Comment les paroissiens d’Acre vivent-ils ce temps ?
J’ai remarqué qu’ils n’aiment pas beaucoup les messes télévisées, une poignée d’entre-eux n’y est pas du tout habituée et ne s’en satisfait toujours pas. Mais je sens que même si peu viennent habituellement à la messe, ils ont soif d’une relation plus personnelle, réelle, avec l’Eglise […]. j’ai appelé tous les paroissiens un par un dimanche, après la messe de Pâques. Certains ont été étonnés de mon appel : “Bonjour… vous avez besoin de quelque chose, père…?”. “Non, non, juste de savoir comment vous allez, et célébrer Pâques !” Ils ont bien aimé le geste, je crois. Et plusieurs m’ont témoigné au téléphone de l’importance que prend la prière dans leur quotidien ces temps-ci. C’est une belle nouvelle.

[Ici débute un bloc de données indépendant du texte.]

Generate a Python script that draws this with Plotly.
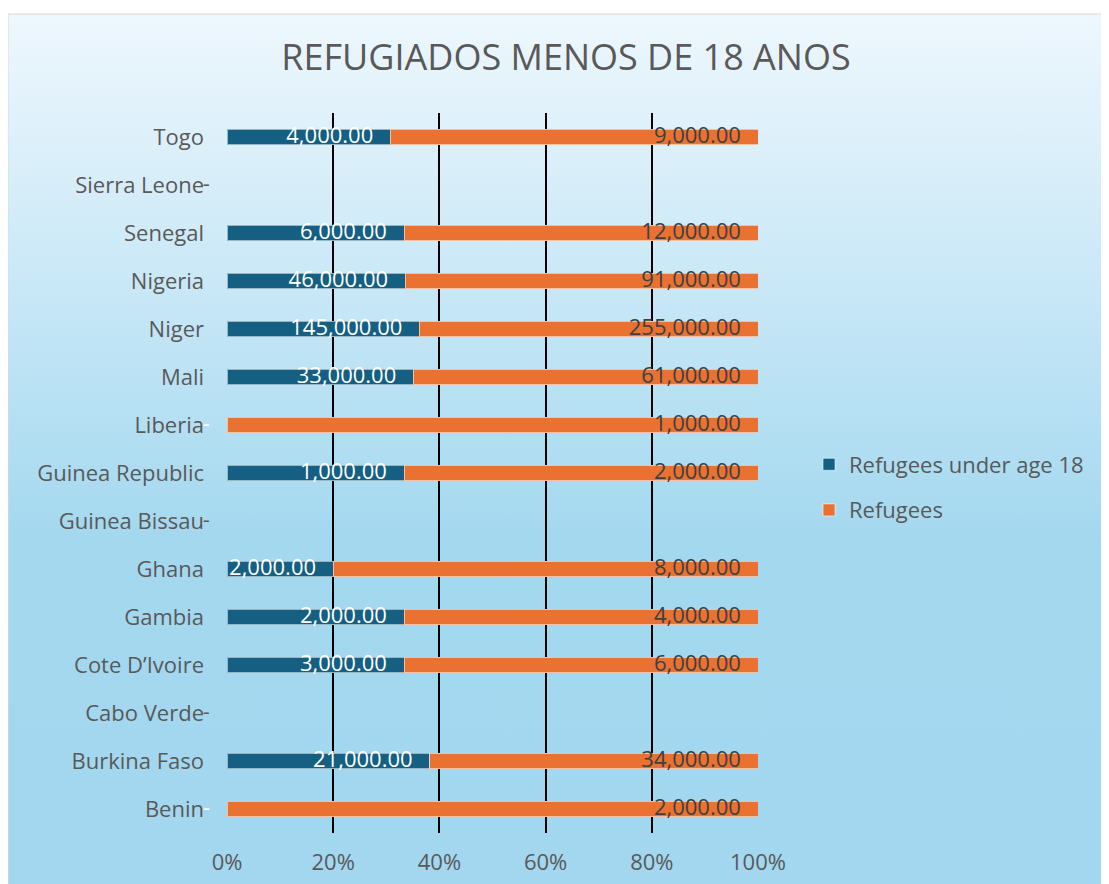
import base64
import plotly.graph_objects as go

countries = ["Benin", "Burkina Faso", "Cabo Verde", "Cote D\u2019Ivoire", "Gambia", "Ghana",
             "Guinea Bissau", "Guinea Republic", "Liberia", "Mali", "Niger", "Nigeria",
             "Senegal", "Sierra Leone", "Togo"]
under18 = [0, 21000, 0, 3000, 2000, 2000, 0, 1000, 0, 33000, 145000, 46000, 6000, 0, 4000]
refugees = [2000, 34000, 0, 6000, 4000, 8000, 0, 2000, 1000, 61000, 255000, 91000, 12000, 0, 9000]
x_ticks = [0, 20, 40, 60, 80, 100]
x_tick_labels = ["0%", "20%", "40%", "60%", "80%", "100%"]

BLUE = "#156082"
ORANGE = "#E97132"
TXT = "#595959"
FONT = "Open Sans"
FS = 22
PAD = "\u00a0\u00a0\u00a0"

def lab(v):
    return (f"{v:,.2f}" if v else "-") + PAD

totals = [u + r for u, r in zip(under18, refugees)]
pct_u = [(100.0 * u / t) if (t and u) else 0 for u, t in zip(under18, totals)]
pct_r = [100.0 if r else 0 for r in refugees]

fig = go.Figure()
fig.add_trace(go.Bar(
    y=countries, x=under18, orientation="h", name="Refugees under age 18",
    marker=dict(color=BLUE, line=dict(color="rgba(255,255,255,0.55)", width=1)),
    legendgroup="a", hoverinfo="skip"))
fig.add_trace(go.Bar(
    y=countries, x=refugees, orientation="h", name="Refugees",
    marker=dict(color=ORANGE, line=dict(color="rgba(255,255,255,0.55)", width=1)),
    legendgroup="b", hoverinfo="skip"))

# data labels (inside end of each segment; "-" for zero values at the origin)
fig.add_trace(go.Scatter(y=countries, x=pct_u, mode="text", text=[lab(v) for v in under18],
                         textposition="middle left", cliponaxis=False, showlegend=False,
                         hoverinfo="skip", textfont=dict(family=FONT, size=FS, color="white")))
fig.add_trace(go.Scatter(y=countries, x=pct_r, mode="text", text=[lab(v) for v in refugees],
                         textposition="middle left", cliponaxis=False, showlegend=False,
                         hoverinfo="skip",
                         textfont=dict(family=FONT, size=FS,
                                       color=["#404040" if v else TXT for v in refugees])))

svg = ("<svg xmlns='http://www.w3.org/2000/svg' width='100' height='100' viewBox='0 0 100 100' "
       "preserveAspectRatio='none'><defs><linearGradient id='g' x1='0' y1='0' x2='0' y2='1'>"
       "<stop offset='0' stop-color='#eef7fd'/><stop offset='0.3' stop-color='#c9e8f7'/>"
       "<stop offset='0.58' stop-color='#a4d8ef'/><stop offset='1' stop-color='#a2d7ef'/>"
       "</linearGradient></defs><rect width='100' height='100' fill='url(#g)'/></svg>")
src = "data:image/svg+xml;base64," + base64.b64encode(svg.encode()).decode()

OFF = 8  # page body offset
W, H = 1109, 884
Ls, Rs, Ts, Bs = 227, 758, 113, 833  # plot area in screen coords
pw, ph = Rs - Ls, Bs - Ts
bx0 = (8 - Ls) / pw
by1 = (Bs - 14) / ph

fig.update_layout(
    width=W, height=H, autosize=False,
    margin=dict(l=Ls - OFF, r=W - (Rs - OFF), t=Ts - OFF, b=H - (Bs - OFF), pad=0),
    paper_bgcolor="white", plot_bgcolor="rgba(0,0,0,0)",
    barmode="stack", barnorm="percent", bargap=0.67,
    font=dict(family=FONT, color=TXT, size=FS),
    title=dict(text="REFUGIADOS MENOS DE 18 ANOS", xref="container", yref="container",
               x=(566 - OFF) / W, y=1 - (57 - OFF) / H, xanchor="center", yanchor="middle",
               automargin=False, font=dict(family=FONT, size=36, color=TXT)),
    xaxis=dict(range=[0, 100], tickvals=x_ticks, ticktext=x_tick_labels, showgrid=True,
               gridcolor="#000000", gridwidth=1.6, zeroline=False, showline=False,
               ticks="", ticklabelstandoff=14, automargin=False,
               tickfont=dict(family=FONT, size=FS, color=TXT), fixedrange=True),
    yaxis=dict(type="category", categoryorder="array", categoryarray=countries,
               range=[-0.5, len(countries) - 0.5],
               showgrid=False, zeroline=False, showline=False, ticks="", automargin=False,
               ticklabelstandoff=22, tickfont=dict(family=FONT, size=FS, color=TXT),
               fixedrange=True),
    legend=dict(x=(809 - Ls) / pw, y=(Bs - 487.5) / ph, xanchor="left", yanchor="middle",
                traceorder="grouped", tracegroupgap=14, bgcolor="rgba(0,0,0,0)",
                font=dict(family=FONT, size=FS, color=TXT)),
    images=[dict(source=src, xref="paper", yref="paper", x=bx0, y=by1,
                 sizex=(W + 30 - 8) / pw, sizey=(H + 30 - 14) / ph,
                 xanchor="left", yanchor="top", sizing="stretch", layer="below")],
    shapes=[dict(type="rect", xref="paper", yref="paper", x0=bx0, x1=(W + 30 - Ls) / pw,
                 y0=(Bs - H - 30) / ph, y1=by1, line=dict(color="#d9d9d9", width=1),
                 fillcolor="rgba(0,0,0,0)", layer="below")],
)

fig.write_html("out.html")
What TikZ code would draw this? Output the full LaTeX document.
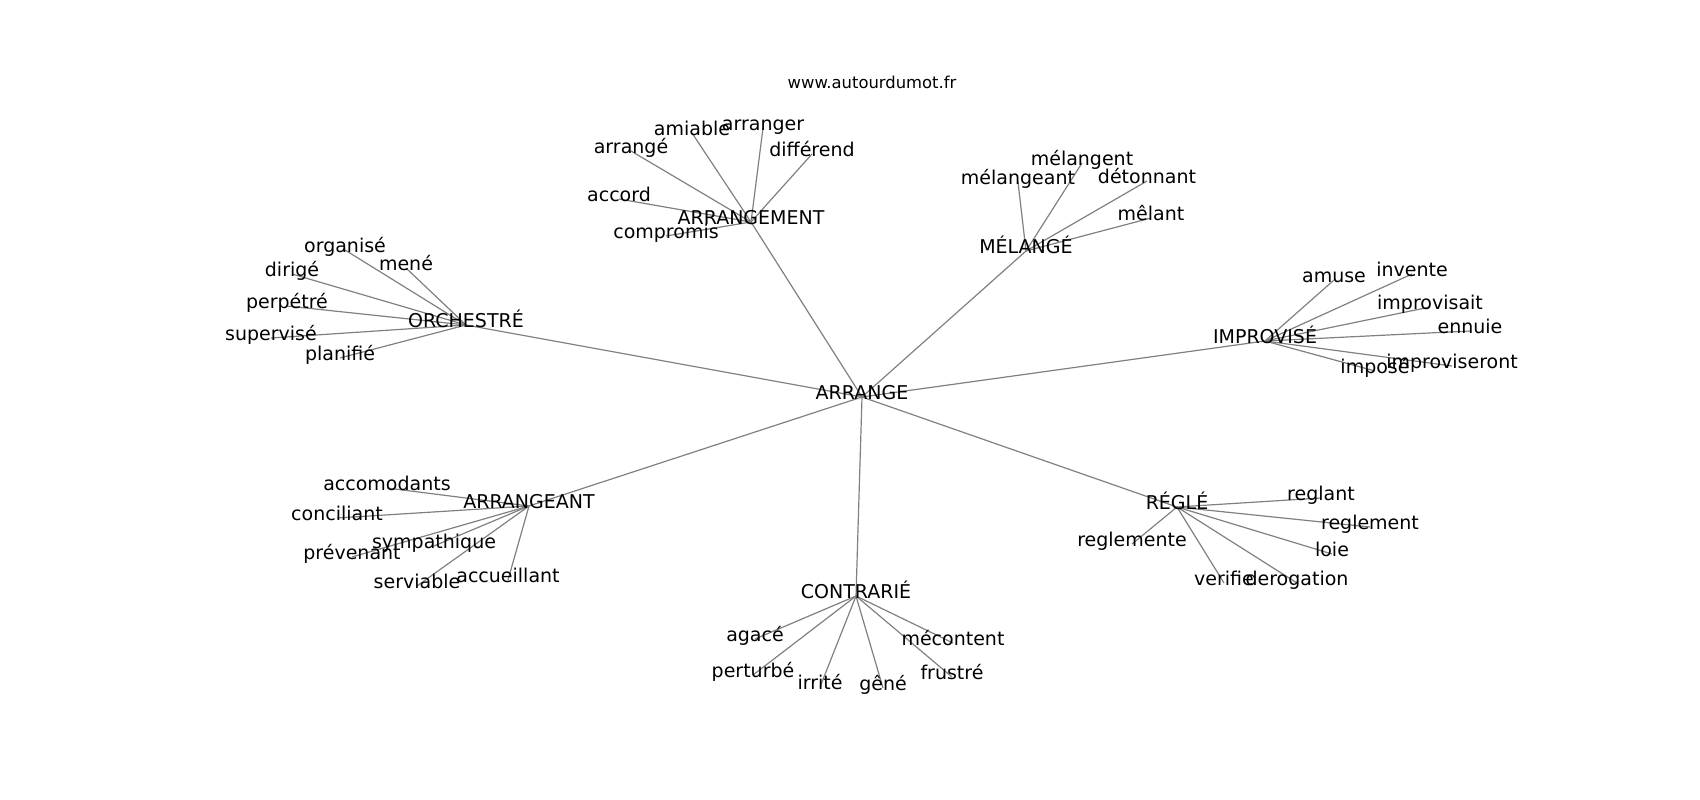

Par ailleurs, tout le monde répète la même chose, mais je trouve que c’est très vrai : rester à la maison n’est pas facile. Vivre les uns sur les autres, tout au long de la journée, ce n’est pas facile. Le temps s’écoule différemment, les adolescents passent la journée sur leur portable, les enfants s’ennuient…
Un conseil durant cette période ?
Je crois que ce confinement est un temps où l’on peut mieux se connaître en famille. Avant le confinement, les gens avaient un rythme quotidien qui les empêchaient de se retrouver. Là, ils n’ont plus le choix, nous sommes obligés de re-faire connaissance en quelque sorte, et de mieux connaître les limites et faiblesses de ceux qui nous entourent.
C’est aussi une occasion de se connaître soi-même. Personnellement, en vivant seul, vraiment tout seul, je dois réorganiser mes journées, apprendre à tout faire par moi-même. A travers la solitude, je me rends finalement compte que j’ai des capacités dans des domaines que je n’imaginais pas. J’ai plus de temps pour lire aussi… . Il y a quelque chose de plus en moi que je redécouvre, et cela me rend heureux. J’invite chacun d’entre à prendre avantage de ce temps de confinement pour chercher à mieux connaître ceux qui l’entourent et mieux se connaître soi-même.